* Begin Material to process *
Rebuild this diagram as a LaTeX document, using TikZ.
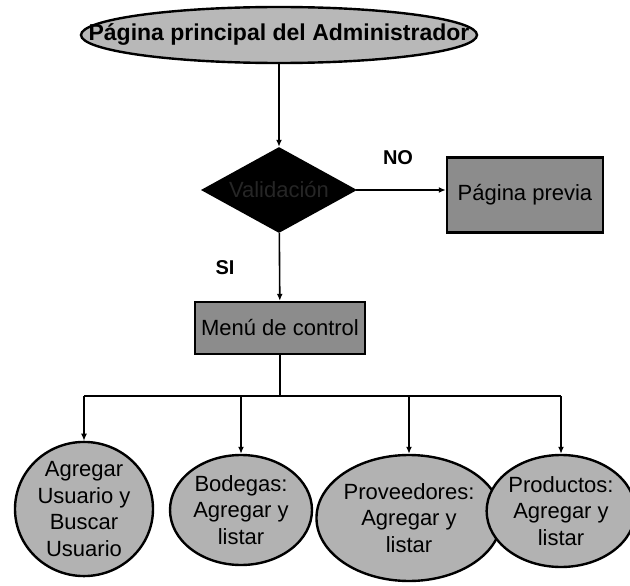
\documentclass[tikz,border=0pt]{standalone}
\usepackage{fontspec}
\setmainfont{Liberation Sans}
\usepackage{tikz}
\usetikzlibrary{arrows.meta,shapes.geometric}

\begin{document}
\begin{tikzpicture}[
  x=1pt, y=-1pt,
  every node/.style={inner sep=0pt, font=\fontsize{22}{26}\selectfont},
  inicio/.style={ellipse, draw, line width=2.4pt, fill=black!28,
                 inner xsep=-55pt, inner ysep=4pt,
                 minimum width=396pt, minimum height=56pt,
                 font=\fontsize{23}{27}\selectfont\bfseries},
  decision/.style={diamond, draw, line width=2.4pt, fill=black, text=black!85,
                   aspect=1.8, minimum width=152pt, minimum height=84pt},
  caja/.style={rectangle, draw, line width=2.4pt, fill=black!45,
               minimum width=#1, minimum height=52pt},
  opcion/.style={ellipse, draw, line width=2.4pt, fill=black!30,
                 align=center, font=\fontsize{22}{26.5}\selectfont},
  etiqueta/.style={font=\fontsize{20}{24}\selectfont\bfseries},
  ln/.style={line width=1.6pt},
  ar/.style={ln, -{Latex[length=7pt,width=6pt]}},
]
\useasboundingbox (0,0) rectangle (630,586);

% ---------------------------------------------------------- parte superior
\node[inicio] (adm) at (279,35) {Página principal del Administrador};
\node[decision] (val) at (279,190) {Validación};
\node[caja=156pt, minimum height=75pt] (prev) at (525,195) {Página previa};
\node[caja=170pt] (menu) at (280,328) {Menú de control};

\node[etiqueta] (no) at (398,158) {NO};
\node[etiqueta] (si) at (225,268) {SI};

\draw[ar] (adm) -- (val);
\draw[ar] (val.east) -- (val.east -| prev.west);
\draw[ar] (val) -- (menu);

% ---------------------------------------------------------- opciones
\node[opcion, minimum width=138pt, minimum height=112pt] (c1) at (84,509)
  {Agregar\\Usuario y\\Buscar\\Usuario};
\node[opcion, minimum width=142pt, minimum height=110pt] (c2) at (241,510)
  {Bodegas:\\Agregar y\\listar};
\node[opcion, minimum width=170pt, minimum height=126pt] (c3) at (409,518)
  {Proveedores:\\Agregar y\\listar};
\node[opcion, minimum width=140pt, minimum height=112pt] (c4) at (561,511)
  {Productos:\\Agregar y\\listar};

\coordinate (bus) at (280,396);
\draw[ln] (menu) -- (bus);
\draw[ln] (c1 |- bus) -- (c4 |- bus);
\foreach \c in {c1,c2,c3,c4}
  \draw[ar] (\c |- bus) -- (\c);

\end{tikzpicture}
\end{document}
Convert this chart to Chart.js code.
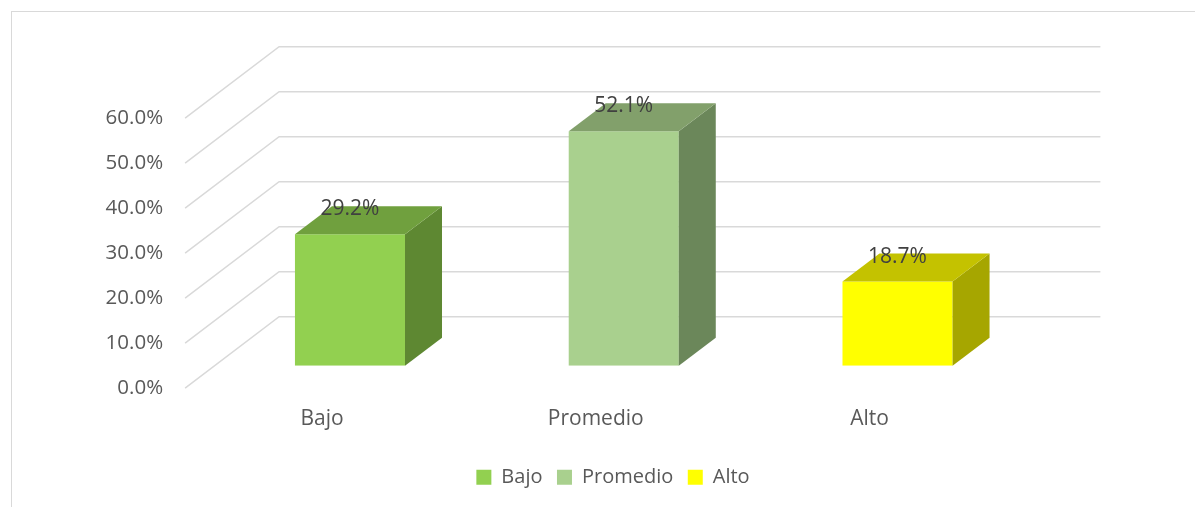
<!DOCTYPE html>
<html>
<head>
<meta charset="utf-8">
<script src="https://cdn.jsdelivr.net/npm/chart.js@4.4.1/dist/chart.umd.min.js"></script>
<style>
    html, body { margin: 0; padding: 0; background: #ffffff; }
    #wrap { position: relative; width: 1195px; height: 507px; }
</style>
</head>
<body>
<div id="wrap"><canvas id="chartNivel"></canvas></div>
<script>
const categories = ['Bajo', 'Promedio', 'Alto'];
const values = [29.2, 52.1, 18.7];
const yTicks = [0, 10, 20, 30, 40, 50, 60];

const frontColors = ['#92D050', '#A9D08E', '#FFFF00'];
const topColors = ['#70A03E', '#82A06B', '#C4C200'];
const sideColors = ['#5E8832', '#6B875A', '#A6A600'];

// depth offsets (px) relative to the plane of the bar fronts
const front = { dx: -28, dy: 22.5 };
const back = { dx: 66, dy: -49 };
const barDepth = { dx: 37, dy: -28 };

const textFont = "'Open Sans', 'DejaVu Sans', sans-serif";

const frame3d = {
    id: 'frame3d',
    beforeDraw(chart) {
        const ctx = chart.ctx;
        ctx.save();
        ctx.strokeStyle = '#D9D9D9';
        ctx.lineWidth = 1;
        ctx.strokeRect(11.5, 11.5, 1400, 700);
        ctx.restore();
    },
    beforeDatasetsDraw(chart) {
        const ctx = chart.ctx;
        const area = chart.chartArea;
        const y = chart.scales.y;
        ctx.save();
        ctx.strokeStyle = '#D9D9D9';
        ctx.lineWidth = 1.5;
        yTicks.forEach(v => {
            const py = y.getPixelForValue(v);
            ctx.beginPath();
            ctx.moveTo(area.left + front.dx, py + front.dy);
            ctx.lineTo(area.left + back.dx, py + back.dy);
            ctx.lineTo(area.right + back.dx, py + back.dy);
            ctx.stroke();
        });
        ctx.restore();
    },
    afterDatasetsDraw(chart) {
        const ctx = chart.ctx;
        const meta = chart.getDatasetMeta(0);
        ctx.save();
        meta.data.forEach((bar, i) => {
            const p = bar.getProps(['x', 'y', 'base', 'width'], true);
            const xl = p.x - p.width / 2;
            const xr = p.x + p.width / 2;
            const yt = p.y;
            const yb = p.base;

            ctx.fillStyle = sideColors[i];
            ctx.beginPath();
            ctx.moveTo(xr, yt);
            ctx.lineTo(xr + barDepth.dx, yt + barDepth.dy);
            ctx.lineTo(xr + barDepth.dx, yb + barDepth.dy);
            ctx.lineTo(xr, yb);
            ctx.closePath();
            ctx.fill();

            ctx.fillStyle = topColors[i];
            ctx.beginPath();
            ctx.moveTo(xl, yt);
            ctx.lineTo(xl + barDepth.dx, yt + barDepth.dy);
            ctx.lineTo(xr + barDepth.dx, yt + barDepth.dy);
            ctx.lineTo(xr, yt);
            ctx.closePath();
            ctx.fill();
        });

        ctx.fillStyle = '#404040';
        ctx.font = '21px ' + textFont;
        ctx.textAlign = 'center';
        ctx.textBaseline = 'middle';
        meta.data.forEach((bar, i) => {
            ctx.fillText(values[i].toFixed(1) + '%', bar.x, bar.y - 25);
        });
        ctx.restore();
    }
};

new Chart(document.getElementById('chartNivel'), {
    type: 'bar',
    data: {
        labels: categories,
        datasets: [{
            label: 'Nivel',
            data: values,
            backgroundColor: frontColors,
            borderWidth: 0,
            categoryPercentage: 1,
            barPercentage: 0.402
        }]
    },
    options: {
        responsive: true,
        maintainAspectRatio: false,
        animation: false,
        layout: {
            padding: { left: 95, right: 64, top: 95.7, bottom: 9.8 }
        },
        plugins: {
            legend: {
                position: 'bottom',
                onClick: () => {},
                labels: {
                    boxWidth: 15,
                    boxHeight: 15,
                    padding: 14.5,
                    color: '#595959',
                    font: { family: textFont, size: 20 },
                    generateLabels: () => categories.map((c, i) => ({
                        text: c,
                        fillStyle: frontColors[i],
                        strokeStyle: frontColors[i],
                        lineWidth: 0,
                        hidden: false,
                        index: i,
                        fontColor: '#595959'
                    }))
                }
            },
            tooltip: { enabled: false }
        },
        scales: {
            x: {
                grid: { display: false, drawTicks: false },
                border: { display: false },
                afterFit: scale => { scale.height = 87; },
                ticks: {
                    color: '#595959',
                    padding: 41,
                    labelOffset: -28,
                    font: { family: textFont, size: 21 }
                }
            },
            y: {
                min: 0,
                max: 60,
                grid: { display: false, drawTicks: false },
                border: { display: false },
                afterFit: scale => { scale.width = 118.1; },
                afterBuildTicks: scale => {
                    scale.ticks = yTicks.map(v => ({ value: v }));
                },
                ticks: {
                    color: '#595959',
                    padding: 50,
                    labelOffset: 22.5,
                    font: { family: textFont, size: 20.5 },
                    callback: v => v.toFixed(1) + '%'
                }
            },
            // empty right axis, only keeps the legend centred like the original
            yRight: {
                position: 'right',
                grid: { display: false, drawTicks: false },
                border: { display: false },
                ticks: { display: false },
                afterFit: scale => { scale.width = 96.6; }
            }
        }
    },
    plugins: [frame3d]
});
</script>
</body>
</html>
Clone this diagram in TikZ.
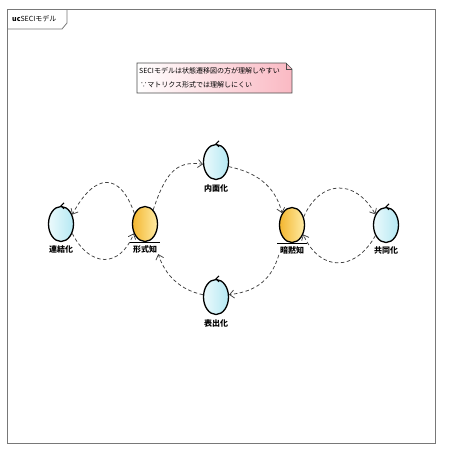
\documentclass[tikz,border=0pt]{standalone}
\usepackage{fontspec}
\setmainfont{Noto Sans CJK JP}
\usetikzlibrary{shapes.geometric,arrows.meta}
\definecolor{framegray}{RGB}{120,120,120}
\definecolor{ctlA}{RGB}{236,250,252}
\definecolor{ctlB}{RGB}{180,232,243}
\definecolor{entA}{RGB}{243,182,48}
\definecolor{entB}{RGB}{255,236,165}
\definecolor{notepink}{RGB}{250,185,195}
\begin{document}
\begin{tikzpicture}[x=1pt,y=-1pt,
  ctl/.style={ellipse, draw=black, line width=1.3pt, minimum width=25pt, minimum height=35pt, inner sep=0pt, left color=ctlA, right color=ctlB},
  ent/.style={ellipse, draw=black, line width=1.3pt, minimum width=25pt, minimum height=35pt, inner sep=0pt, left color=entA, right color=entB},
  lbl/.style={font=\bfseries\fontsize{8}{9}\selectfont, inner sep=1pt},
  flow/.style={draw=black!75, dash pattern=on 3.5pt off 2.5pt, line width=0.75pt, -{Straight Barb[length=4.5pt,width=8pt,line width=0.75pt]}},
  ctlmark/.style={line width=1pt, black},
  baseline/.style={line width=1.3pt, black},
]
\useasboundingbox (0,0) rectangle (453,453);
% frame
\draw[framegray, line width=1pt] (7,9) rectangle (435,443);
\draw[framegray, line width=0.8pt] (7,29) -- (62,29) -- (67,23) -- (67,9);
\node[anchor=west, font=\fontsize{7}{8}\selectfont, inner sep=0pt] (title) at (12,19) {\textbf{uc}SECIモデル};
% note
\path[draw=black!70, line width=0.6pt, left color=white, right color=notepink] (137,63) -- (286,63) -- (292,69) -- (292,93) -- (137,93) -- cycle;
\draw[black!70, line width=0.6pt] (286,63) -- (286,69) -- (292,69);
\node[anchor=north west, align=left, font=\fontsize{7}{14}\selectfont, inner sep=0pt] (note) at (139,67) {SECIモデルは状態遷移図の方が理解しやすい\\\,∵マトリクス形式では理解しにくい};
% nodes
\node[ent] (F) at (145,224) {};
\node[ctl] (R) at (61,224) {};
\node[ctl] (N) at (216,162) {};
\node[ent] (A) at (292,225) {};
\node[ctl] (K) at (386,225) {};
\node[ctl] (H) at (216,297) {};
\node[lbl] (FL) at (145,249) {形式知};
\node[lbl] (RL) at (61,249) {連結化};
\node[lbl] (NL) at (216,188) {内面化};
\node[lbl] (AL) at (292,250) {暗黙知};
\node[lbl] (KL) at (386,250) {共同化};
\node[lbl] (HL) at (216,323) {表出化};
% entity base lines
\foreach \n in {F,A}{
  \draw[baseline] ([xshift=-15pt]\n.south) -- ([xshift=15pt]\n.south);
}
% control marks
\foreach \n in {R,N,K,H}{
  \draw[ctlmark] ([shift={(3,-3)}]\n.north) -- (\n.north) -- ([shift={(3,3)}]\n.north);
}
% flows
\draw[flow] (F.135) .. controls (120,172) and (95,172) .. (R.40);
\draw[flow] (R.-40) .. controls (90,268) and (120,268) .. (F.-140);
\draw[flow] (F.60) .. controls (165,175) and (175,160) .. (N.190);
\draw[flow] (N.-20) .. controls (255,172) and (275,185) .. (A.130);
\draw[flow] (A.35) .. controls (320,180) and (355,178) .. (K.135);
\draw[flow] (K.-135) .. controls (355,272) and (320,272) .. (A.-40);
\draw[flow] (AL.south west) .. controls (270,285) and (250,292) .. (H.10);
\draw[flow] (H.170) .. controls (180,290) and (165,275) .. (FL.south east);
\end{tikzpicture}
\end{document}
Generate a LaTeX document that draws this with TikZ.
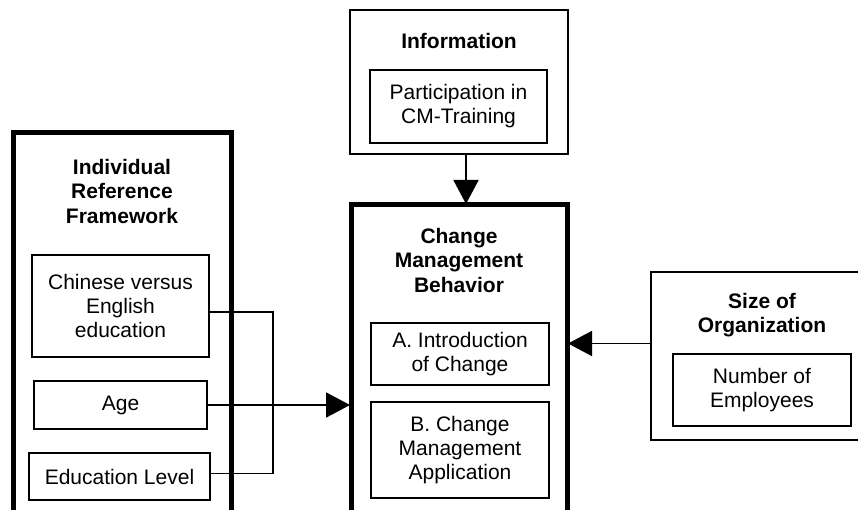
\documentclass[tikz,border=0pt]{standalone}
\usepackage{fontspec}
\setmainfont{Liberation Sans}
\usetikzlibrary{arrows.meta}
\begin{document}
\begin{tikzpicture}[x=1pt,y=-1pt,
  every node/.style={font=\fontsize{21}{24}\selectfont},
  outerthick/.style={draw, line width=5pt, inner sep=0pt, minimum width=#1},
  outerthin/.style={draw, line width=2pt, inner sep=0pt, minimum width=#1},
  innerbox/.style={draw, line width=1.7pt, inner sep=0pt, align=center, minimum width=#1},
  titletext/.style={anchor=north, inner sep=0pt, align=center, font=\fontsize{21}{24.5}\selectfont\bfseries},
  conn/.style={line width=1.8pt},
  arr/.style={line width=1.8pt, -{Triangle[length=24pt,width=25pt]}, shorten >=-1.5pt}
]
\useasboundingbox (0,0) rectangle (858,510);
\clip (0,0) rectangle (858,510);
% outer boxes
\node[outerthick=218pt, minimum height=407pt] (irf) at (122,336.5) {};
\node[outerthin=218pt, minimum height=144pt] (info) at (459,82) {};
\node[outerthick=216pt, minimum height=335pt] (cmb) at (459,372.5) {};
\node[outerthin=229pt, minimum height=168pt] (size) at (765.5,356) {};
% titles
\node[titletext] (irft) at (122,159) {Individual\\Reference\\Framework};
\node[titletext] (infot) at (459,33) {Information};
\node[titletext] (cmbt) at (459,228) {Change\\Management\\Behavior};
\node[titletext] (sizet) at (762,293) {Size of\\Organization};
% inner boxes
\node[innerbox=177pt, minimum height=102pt] (chinese) at (120.5,306) {Chinese versus\\English\\education};
\node[innerbox=173pt, minimum height=48pt] (age) at (120.5,405) {Age};
\node[innerbox=181pt, minimum height=47pt] (edu) at (119.5,476.5) {Education Level};
\node[innerbox=177pt, minimum height=73pt] (part) at (458.5,106.5) {Participation in\\CM-Training};
\node[innerbox=178pt, minimum height=62pt] (intro) at (460,354) {A. Introduction\\of Change};
\node[innerbox=178pt, minimum height=96pt] (appl) at (460,450) {B. Change\\Management\\Application};
\node[innerbox=178pt, minimum height=72pt] (emp) at (762,390) {Number of\\Employees};
% connectors
\coordinate (bus) at (273,312);
\draw[conn] ([yshift=-6pt]chinese.east) -- (bus) |- ([yshift=3pt]edu.east);
\draw[arr] (age.east) -- (age.east -| cmb.west);
\draw[arr] ([xshift=7pt]info.south) -- ([xshift=7pt]cmb.north);
\draw[arr] ([yshift=12.5pt]size.west) -- ([yshift=12.5pt]size.west -| cmb.east);
\end{tikzpicture}
\end{document}
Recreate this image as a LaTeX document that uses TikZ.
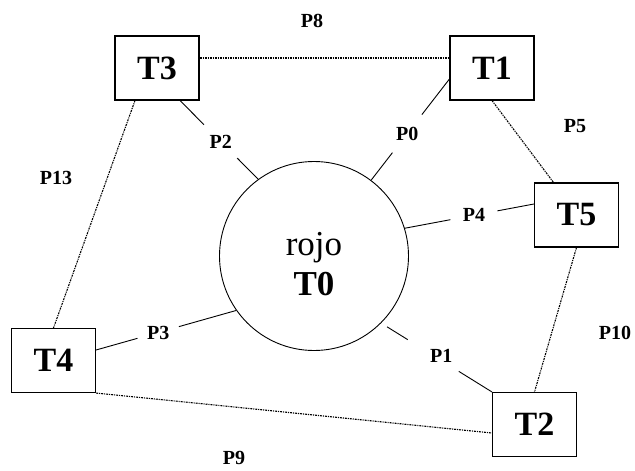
\documentclass[tikz,border=0pt]{standalone}
\usepackage{fontspec}
\setmainfont{Liberation Serif}
\begin{document}
\begin{tikzpicture}[x=1pt,y=-1pt,
  tbox/.style={draw, line width=1.1pt, minimum width=84pt, minimum height=64pt, inner sep=0pt, font=\fontsize{34}{36}\selectfont\bfseries},
  plab/.style={font=\fontsize{20}{22}\selectfont\bfseries, inner sep=0pt},
  gaplab/.style={plab, circle, fill=white, minimum size=46pt},
  solidc/.style={line width=0.9pt},
  dotc/.style={line width=1.1pt, dash pattern=on 2pt off 1pt on 1pt off 1pt}]
\useasboundingbox (0,0) rectangle (635,471);
% boxes
\node[tbox] (T3) at (157,68) {T3};
\node[tbox] (T1) at (492,68) {T1};
\node[tbox] (T5) at (576.5,215) {T5};
\node[tbox] (T4) at (53.5,360.5) {T4};
\node[tbox] (T2) at (534.5,424.5) {T2};
% central circle
\node[draw, circle, line width=0.9pt, minimum size=189pt, inner sep=0pt] (T0) at (314,256) {};
\node[anchor=base, inner sep=0pt, font=\fontsize{35}{36}\selectfont] (rojo) at (314,255) {rojo};
\node[anchor=base, inner sep=0pt, font=\fontsize{35}{36}\selectfont\bfseries] (T0lbl) at (314,295) {T0};
% solid connectors to the circle
\draw[solidc] ([xshift=23pt]T3.south) -- node[gaplab, pos=0.52, minimum size=47pt] (P2) {P2} (T0.126);
\draw[solidc] ([yshift=-11pt]T1.west) -- node[gaplab, pos=0.54, minimum size=48pt] (P0) {P0} (T0.53.5);
\draw[solidc] (T0.17.7) -- node[gaplab, pos=0.535, minimum size=48pt] (P4) {P4} ([yshift=11pt]T5.west);
\draw[solidc, shorten <=7pt] (T0.-45) -- node[gaplab, pos=0.47, minimum size=60pt] (P1) {\hspace*{16pt}P1} (T2.north west);
\draw[solidc] (T0.215) -- node[gaplab, pos=0.557, minimum size=43pt] (P3) {P3} ([yshift=10.5pt]T4.east);
% dotted connectors
\draw[dotc] ([yshift=10pt]T3.east) -- ([yshift=10pt]T1.west);
\draw[dotc] (T1.south) -- ([xshift=-23pt]T5.north);
\draw[dotc] (T5.south) -- (T2.north);
\draw[dotc] (T4.south east) -- ([yshift=-8.5pt]T2.west);
\draw[dotc] ([xshift=-22pt]T3.south) -- (T4.north);
% labels of dotted connectors
\node[plab] (P8) at (312,21) {P8};
\node[plab] (P5) at (575,126) {P5};
\node[plab] (P10) at (615,333) {P10};
\node[plab] (P9) at (234,458) {P9};
\node[plab] (P13) at (56,178) {P13};
\end{tikzpicture}
\end{document}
* End Material to process *
### Short problem
Go through the entries above and count the lines containing the word "this"; give only that count.

### Complete output
5